Ora, é um facto que a teoria evolucionista, onde se arrisca a alargar-se a philosophia universalis, tenta fundar um novo ethos com base na evolução.
Mas este ethos evolucionista, que encontra inelutavelmente a sua noção fulcral no modelo da selecção, e portanto na luta pela sobrevivência, na vitória do mais forte, na adaptação bem-sucedida, tem pouco de consolador a oferecer.
Mesmo onde se tenta embelezá-lo de vários modos, continua a ser, no fim e ao cabo, um ethos cruel.
O esforço por destilar o racional a partir de uma realidade em si mesma desprovida de significado falha aqui de modo rotundo.
Tudo isto é de escassa utilidade para aquilo de que temos necessidade: uma ética da paz universal, do amor prático do próximo e do necessário ir além do particular.

A tentativa de, nesta crise da humanidade, conferir de novo um sentido compreensível à noção de cristianismo como religio vera deve, por assim dizer, apontar igualmente para a ortopraxia e para a ortodoxia.
Ao nível mais profundo, o seu conteúdo deverá consistir, hoje – como sempre, em última análise – no facto de que o amor e a razão coincidem enquanto verdadeiros e genuínos pilares fundamentais do real: a razão verdadeira é o amor e o amor é a razão verdadeira.
Na sua unidade, constituem o verdadeiro fundamento e a meta de todo o real.

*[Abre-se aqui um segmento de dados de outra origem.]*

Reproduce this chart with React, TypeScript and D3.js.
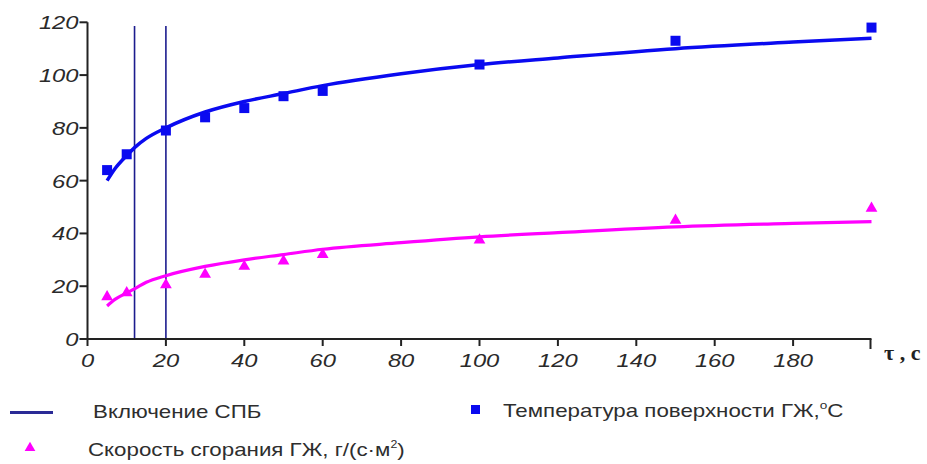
import React from 'react';
import * as d3 from 'd3';

// measured points
const times = [5, 10, 20, 30, 40, 50, 60, 100, 150, 200];
const tempValues = [64, 70, 79, 84, 87.5, 92, 94, 104, 113, 118];
const rateValues = [16, 17.5, 20.5, 24.5, 27.5, 29.5, 32, 37.5, 45, 49.5];

// fitted trend lines
const trendTimes = [5, 7, 10, 12, 15, 20, 30, 40, 50, 60, 80, 100, 120, 150, 180, 200];
const tempTrend = [60, 64.5, 69.5, 72.5, 76, 80, 86, 90, 93, 96, 100.5, 104, 106.5, 110, 112.5, 114];
const rateTrend = [12.5, 15, 17.5, 19, 21.5, 24, 27.5, 30, 32, 34, 36.5, 38.7, 40.3, 42.5, 43.8, 44.5];

// moments the SPB is switched on
const switchTimes = [12, 20];

const xTicks = [0, 20, 40, 60, 80, 100, 120, 140, 160, 180];
const yTicks = [0, 20, 40, 60, 80, 100, 120];

const W = 927;
const H = 464;

export default function App() {
  const x = d3.scaleLinear().domain([0, 200]).range([87.5, 871.5]);
  const y = d3.scaleLinear().domain([0, 120]).range([339, 22.3]);

  const line = d3.line<number>()
    .x((_, i) => x(trendTimes[i]))
    .curve(d3.curveMonotoneX);

  const tempPath = line.y((d) => y(d))(tempTrend) as string;
  const ratePath = line.y((d) => y(d))(rateTrend) as string;

  const tri = d3.symbol().type(d3.symbolTriangle).size(60)() as string;

  const tickFont = { fontFamily: 'Liberation Sans, Arial, sans-serif', fontStyle: 'italic', fontSize: 19, fill: '#2a2a2a' };
  const legendFont = { fontFamily: 'Liberation Sans, Arial, sans-serif', fontSize: 18, fill: '#2e2e2e' };

  return (
    <svg width={W} height={H} style={{ position: 'absolute', left: 0, top: 0, background: '#fff' }}>
      {/* switch-on lines */}
      {switchTimes.map((t) => (
        <line key={t} x1={x(t)} x2={x(t)} y1={26} y2={y(0)} stroke="#1c1c8e" strokeWidth={1.6} />
      ))}

      {/* axes */}
      <line x1={x(0)} x2={x(0)} y1={y(120)} y2={y(0)} stroke="#222" strokeWidth={2} />
      <line x1={x(0)} x2={x(200)} y1={y(0)} y2={y(0)} stroke="#222" strokeWidth={2} />
      {yTicks.map((v) => (
        <g key={'y' + v}>
          <line x1={x(0) - 8} x2={x(0)} y1={y(v)} y2={y(v)} stroke="#222" strokeWidth={2} />
          <text transform={`translate(${x(0) - 9},${y(v) + 7}) scale(1.25,1)`} textAnchor="end" {...tickFont}>{v}</text>
        </g>
      ))}
      {xTicks.map((v) => (
        <g key={'x' + v}>
          <line x1={x(v)} x2={x(v)} y1={y(0)} y2={y(0) + 7} stroke="#222" strokeWidth={2} />
          <text transform={`translate(${x(v)},${367}) scale(1.25,1)`} textAnchor="middle" {...tickFont}>{v}</text>
        </g>
      ))}
      <line x1={x(200) - 1} x2={x(200) - 1} y1={y(0)} y2={y(0) + 10} stroke="#222" strokeWidth={2} />
      <text x={884} y={360} fontFamily="Liberation Serif, Times New Roman, serif" fontWeight="bold" fontSize={22} fill="#222">τ , с</text>

      {/* trend lines */}
      <path d={tempPath} fill="none" stroke="#0a0af0" strokeWidth={3.5} />
      <path d={ratePath} fill="none" stroke="#ff00ff" strokeWidth={3.2} />

      {/* markers */}
      {times.map((t, i) => (
        <rect key={'s' + t} x={x(t) - 5} y={y(tempValues[i]) - 5} width={10} height={10} fill="#0a0af0" />
      ))}
      {times.map((t, i) => (
        <path key={'t' + t} d={tri} transform={`translate(${x(t)},${y(rateValues[i])})`} fill="#ff00ff" />
      ))}

      {/* legend */}
      <line x1={10} x2={53} y1={412.5} y2={412.5} stroke="#2a2a96" strokeWidth={3} />
      <text transform="translate(93,418) scale(1.24,1)" {...legendFont}>Включение СПБ</text>

      <rect x={471} y={405} width={9} height={9} fill="#0a0af0" />
      <text transform="translate(503,417) scale(1.24,1)" {...legendFont}>
        Температура поверхности ГЖ,<tspan fontSize={11} dy={-8}>o</tspan><tspan dy={8}>С</tspan>
      </text>

      <path d={d3.symbol().type(d3.symbolTriangle).size(50)() as string} transform="translate(30,448)" fill="#ff00ff" />
      <text transform="translate(88,456) scale(1.24,1)" {...legendFont}>
        Скорость сгорания ГЖ, г/(с·м<tspan fontSize={10} dy={-8}>2</tspan><tspan dy={8}>)</tspan>
      </text>
    </svg>
  );
}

joseph ratzinger (bento xvi)

Nota:
A revista italiana MicroMega lançava um volume sobre o confronto entre Fé e Razão, com textos, entre outros, do seu Director, Paolo Flores d’Arcais, e do então Prefeito para a Congregação da Doutrina da Fé, Cardeal Joseph Ratzinger.
Para o efeito, organizou um debate com ambos os autores, num lugar público de Roma, sob moderação do jornalista Gad Lerner. O histórico diálogo foi seguido por mais de duas mil pessoas, e dentro e fora do Teatro Quirino (muitas em plena rua, recorrendo-se a um amplificador improvisado).
Existe Deus? – Um confronto sobre verdade, fé e ateísmo apresenta a transcrição desse debate, bem como dos textos de Ratzinger e Flores d’Arcais que estavam, nesse dia, a ser lançados.